(Collection entries)

## begin

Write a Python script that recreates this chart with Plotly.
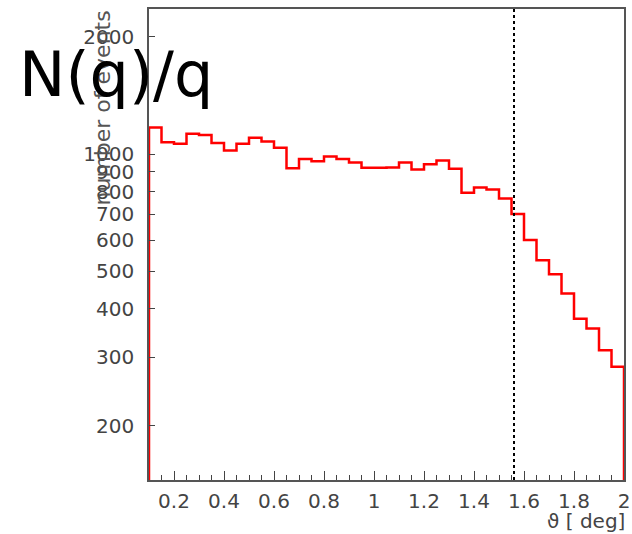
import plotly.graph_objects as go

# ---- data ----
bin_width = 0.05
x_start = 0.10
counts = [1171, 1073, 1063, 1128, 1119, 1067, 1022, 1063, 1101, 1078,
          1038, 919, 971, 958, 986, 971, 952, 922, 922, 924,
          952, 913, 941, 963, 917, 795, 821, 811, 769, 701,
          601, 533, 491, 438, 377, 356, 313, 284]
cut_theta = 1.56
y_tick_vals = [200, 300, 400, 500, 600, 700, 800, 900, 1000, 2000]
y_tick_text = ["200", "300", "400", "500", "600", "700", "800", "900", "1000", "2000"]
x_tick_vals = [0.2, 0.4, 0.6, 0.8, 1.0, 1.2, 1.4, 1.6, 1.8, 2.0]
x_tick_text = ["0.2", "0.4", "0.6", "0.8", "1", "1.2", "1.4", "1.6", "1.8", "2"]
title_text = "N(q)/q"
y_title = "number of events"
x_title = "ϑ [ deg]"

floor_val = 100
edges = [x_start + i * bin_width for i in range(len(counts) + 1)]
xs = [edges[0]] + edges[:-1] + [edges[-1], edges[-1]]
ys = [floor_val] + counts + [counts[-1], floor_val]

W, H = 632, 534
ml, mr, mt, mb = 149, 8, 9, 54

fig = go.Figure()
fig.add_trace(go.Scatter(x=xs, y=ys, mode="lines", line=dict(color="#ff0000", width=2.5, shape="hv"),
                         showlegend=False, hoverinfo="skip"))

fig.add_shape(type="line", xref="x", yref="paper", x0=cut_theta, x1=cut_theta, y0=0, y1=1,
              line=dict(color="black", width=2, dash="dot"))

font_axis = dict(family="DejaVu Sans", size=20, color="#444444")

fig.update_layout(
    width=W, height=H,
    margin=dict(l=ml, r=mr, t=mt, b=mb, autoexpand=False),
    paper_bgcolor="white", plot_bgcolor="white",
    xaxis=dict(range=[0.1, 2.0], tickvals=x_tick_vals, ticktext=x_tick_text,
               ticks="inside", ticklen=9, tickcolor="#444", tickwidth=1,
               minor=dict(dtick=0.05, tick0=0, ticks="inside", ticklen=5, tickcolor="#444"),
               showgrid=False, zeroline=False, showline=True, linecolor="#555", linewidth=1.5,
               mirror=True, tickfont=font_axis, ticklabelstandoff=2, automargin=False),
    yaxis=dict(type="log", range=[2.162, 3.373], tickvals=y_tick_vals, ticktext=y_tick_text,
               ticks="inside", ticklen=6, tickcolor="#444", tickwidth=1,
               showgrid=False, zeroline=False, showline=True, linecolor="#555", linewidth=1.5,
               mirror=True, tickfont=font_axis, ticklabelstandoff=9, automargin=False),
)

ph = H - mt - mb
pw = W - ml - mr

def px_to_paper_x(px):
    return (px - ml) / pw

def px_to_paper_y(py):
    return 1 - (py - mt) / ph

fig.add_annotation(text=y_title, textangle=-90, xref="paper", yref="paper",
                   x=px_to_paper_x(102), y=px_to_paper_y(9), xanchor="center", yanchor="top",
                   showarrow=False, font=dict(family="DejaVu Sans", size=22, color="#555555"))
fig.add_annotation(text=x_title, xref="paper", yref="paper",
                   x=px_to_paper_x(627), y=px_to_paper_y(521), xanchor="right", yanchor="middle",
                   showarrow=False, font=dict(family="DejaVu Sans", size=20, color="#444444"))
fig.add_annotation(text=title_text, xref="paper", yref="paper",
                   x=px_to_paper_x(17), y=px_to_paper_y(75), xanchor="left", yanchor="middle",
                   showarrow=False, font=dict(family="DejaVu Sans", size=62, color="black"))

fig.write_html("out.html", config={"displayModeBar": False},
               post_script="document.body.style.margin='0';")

## end
## begin

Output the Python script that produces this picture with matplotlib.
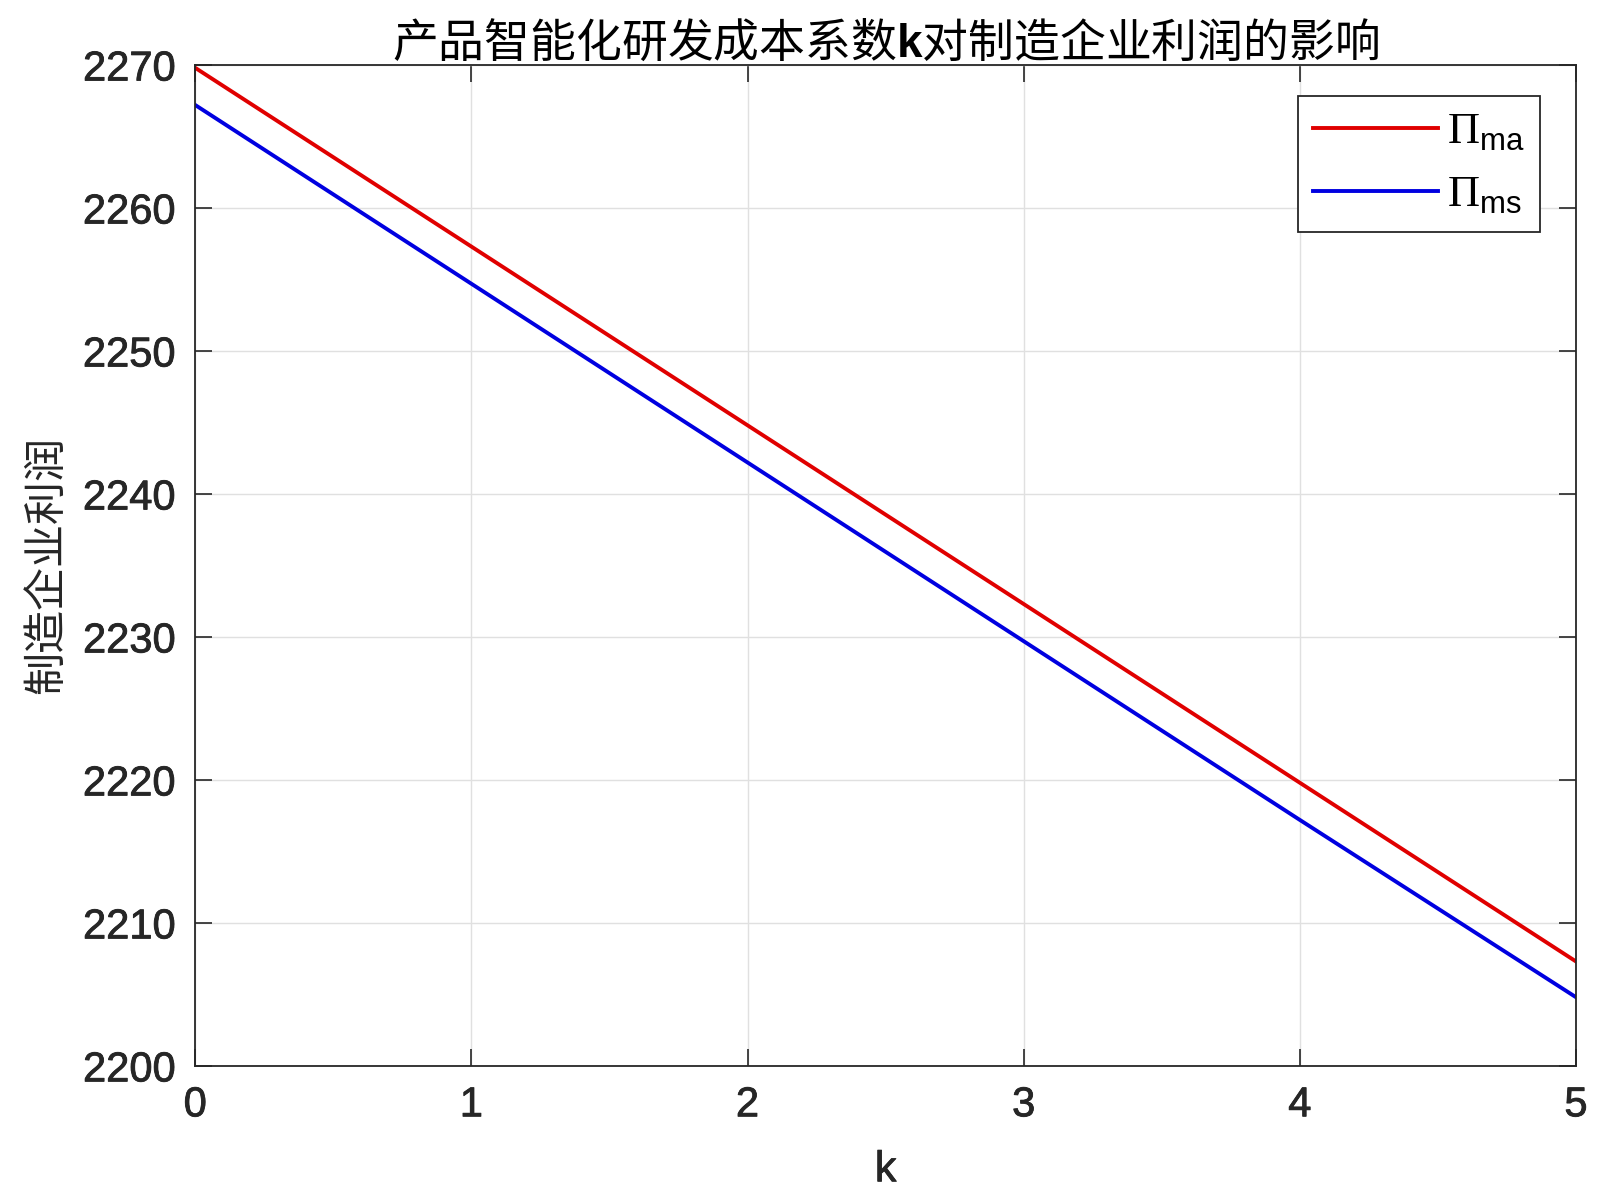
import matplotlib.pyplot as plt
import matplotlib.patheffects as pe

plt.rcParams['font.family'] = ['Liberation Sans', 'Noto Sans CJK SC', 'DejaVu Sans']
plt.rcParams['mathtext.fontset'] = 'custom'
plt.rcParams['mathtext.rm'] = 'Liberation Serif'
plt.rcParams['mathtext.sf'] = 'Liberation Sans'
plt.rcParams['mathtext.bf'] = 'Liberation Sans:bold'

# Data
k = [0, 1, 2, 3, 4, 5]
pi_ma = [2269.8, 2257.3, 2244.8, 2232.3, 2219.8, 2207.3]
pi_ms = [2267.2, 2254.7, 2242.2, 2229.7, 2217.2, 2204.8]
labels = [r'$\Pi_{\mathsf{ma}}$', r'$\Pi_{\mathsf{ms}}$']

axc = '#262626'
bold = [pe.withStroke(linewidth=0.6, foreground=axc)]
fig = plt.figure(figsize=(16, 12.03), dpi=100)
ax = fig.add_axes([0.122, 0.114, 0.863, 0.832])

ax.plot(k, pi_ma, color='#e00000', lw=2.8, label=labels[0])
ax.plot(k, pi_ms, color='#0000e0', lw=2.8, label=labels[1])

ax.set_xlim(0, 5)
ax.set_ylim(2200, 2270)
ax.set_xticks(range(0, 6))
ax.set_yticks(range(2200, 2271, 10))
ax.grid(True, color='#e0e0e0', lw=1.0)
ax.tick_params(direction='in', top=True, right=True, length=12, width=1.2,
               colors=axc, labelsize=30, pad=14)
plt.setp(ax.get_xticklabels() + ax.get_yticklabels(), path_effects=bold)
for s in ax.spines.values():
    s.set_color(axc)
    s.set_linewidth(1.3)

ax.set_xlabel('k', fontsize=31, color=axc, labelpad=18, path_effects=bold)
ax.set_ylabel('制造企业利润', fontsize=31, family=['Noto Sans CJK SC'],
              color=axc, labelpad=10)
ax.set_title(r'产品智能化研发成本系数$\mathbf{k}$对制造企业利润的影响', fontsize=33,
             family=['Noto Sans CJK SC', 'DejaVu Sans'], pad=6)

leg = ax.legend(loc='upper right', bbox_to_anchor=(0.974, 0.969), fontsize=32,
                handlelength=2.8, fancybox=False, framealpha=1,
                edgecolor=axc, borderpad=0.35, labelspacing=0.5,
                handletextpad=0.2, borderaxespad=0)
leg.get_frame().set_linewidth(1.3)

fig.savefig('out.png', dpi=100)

## end
## begin

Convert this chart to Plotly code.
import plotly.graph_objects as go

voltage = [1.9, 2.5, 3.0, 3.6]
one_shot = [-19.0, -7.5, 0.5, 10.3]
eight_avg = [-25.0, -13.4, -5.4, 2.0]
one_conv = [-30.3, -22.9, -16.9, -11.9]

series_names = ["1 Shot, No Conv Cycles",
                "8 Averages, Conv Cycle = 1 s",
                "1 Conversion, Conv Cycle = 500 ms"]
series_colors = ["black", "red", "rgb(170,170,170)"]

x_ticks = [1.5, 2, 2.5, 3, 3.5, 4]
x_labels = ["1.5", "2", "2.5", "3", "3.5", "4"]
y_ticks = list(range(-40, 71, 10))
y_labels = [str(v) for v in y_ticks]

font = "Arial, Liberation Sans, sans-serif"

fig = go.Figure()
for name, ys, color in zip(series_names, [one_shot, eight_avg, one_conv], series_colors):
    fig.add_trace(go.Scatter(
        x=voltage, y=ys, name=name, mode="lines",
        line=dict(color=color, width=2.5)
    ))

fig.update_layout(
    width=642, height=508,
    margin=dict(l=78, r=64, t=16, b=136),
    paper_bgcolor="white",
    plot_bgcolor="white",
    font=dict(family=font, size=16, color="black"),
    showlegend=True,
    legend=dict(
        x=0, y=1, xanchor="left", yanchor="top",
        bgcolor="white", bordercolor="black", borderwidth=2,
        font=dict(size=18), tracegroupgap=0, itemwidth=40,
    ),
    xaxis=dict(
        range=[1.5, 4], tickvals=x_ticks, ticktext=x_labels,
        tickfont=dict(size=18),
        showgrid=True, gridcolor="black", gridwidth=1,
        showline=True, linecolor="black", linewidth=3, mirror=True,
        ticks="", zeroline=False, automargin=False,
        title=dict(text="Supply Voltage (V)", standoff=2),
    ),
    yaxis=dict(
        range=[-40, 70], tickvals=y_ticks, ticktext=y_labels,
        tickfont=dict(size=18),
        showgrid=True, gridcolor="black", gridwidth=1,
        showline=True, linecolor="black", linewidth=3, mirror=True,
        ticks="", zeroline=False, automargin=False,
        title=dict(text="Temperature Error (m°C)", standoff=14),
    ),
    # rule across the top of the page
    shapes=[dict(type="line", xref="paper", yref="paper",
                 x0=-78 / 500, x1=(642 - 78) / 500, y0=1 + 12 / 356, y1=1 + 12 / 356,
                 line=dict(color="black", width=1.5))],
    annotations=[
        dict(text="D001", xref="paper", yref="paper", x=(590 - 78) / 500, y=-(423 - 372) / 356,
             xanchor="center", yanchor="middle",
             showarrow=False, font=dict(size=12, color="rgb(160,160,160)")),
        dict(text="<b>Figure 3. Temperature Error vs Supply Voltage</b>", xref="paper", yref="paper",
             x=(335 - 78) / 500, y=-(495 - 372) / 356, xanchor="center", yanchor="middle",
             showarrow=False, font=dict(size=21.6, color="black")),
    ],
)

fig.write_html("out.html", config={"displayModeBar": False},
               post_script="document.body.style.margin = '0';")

## end

» **EXERCISE BRIEF**: Transcribe only the lines from the line holding "Output the Python" through the line holding "import matplotlib.patheffects as pe", inclusive, without any of the pictures.

» **SOLUTION FOR THIS PROBLEM**:
Output the Python script that produces this picture with matplotlib.
import matplotlib.pyplot as plt
import matplotlib.patheffects as pe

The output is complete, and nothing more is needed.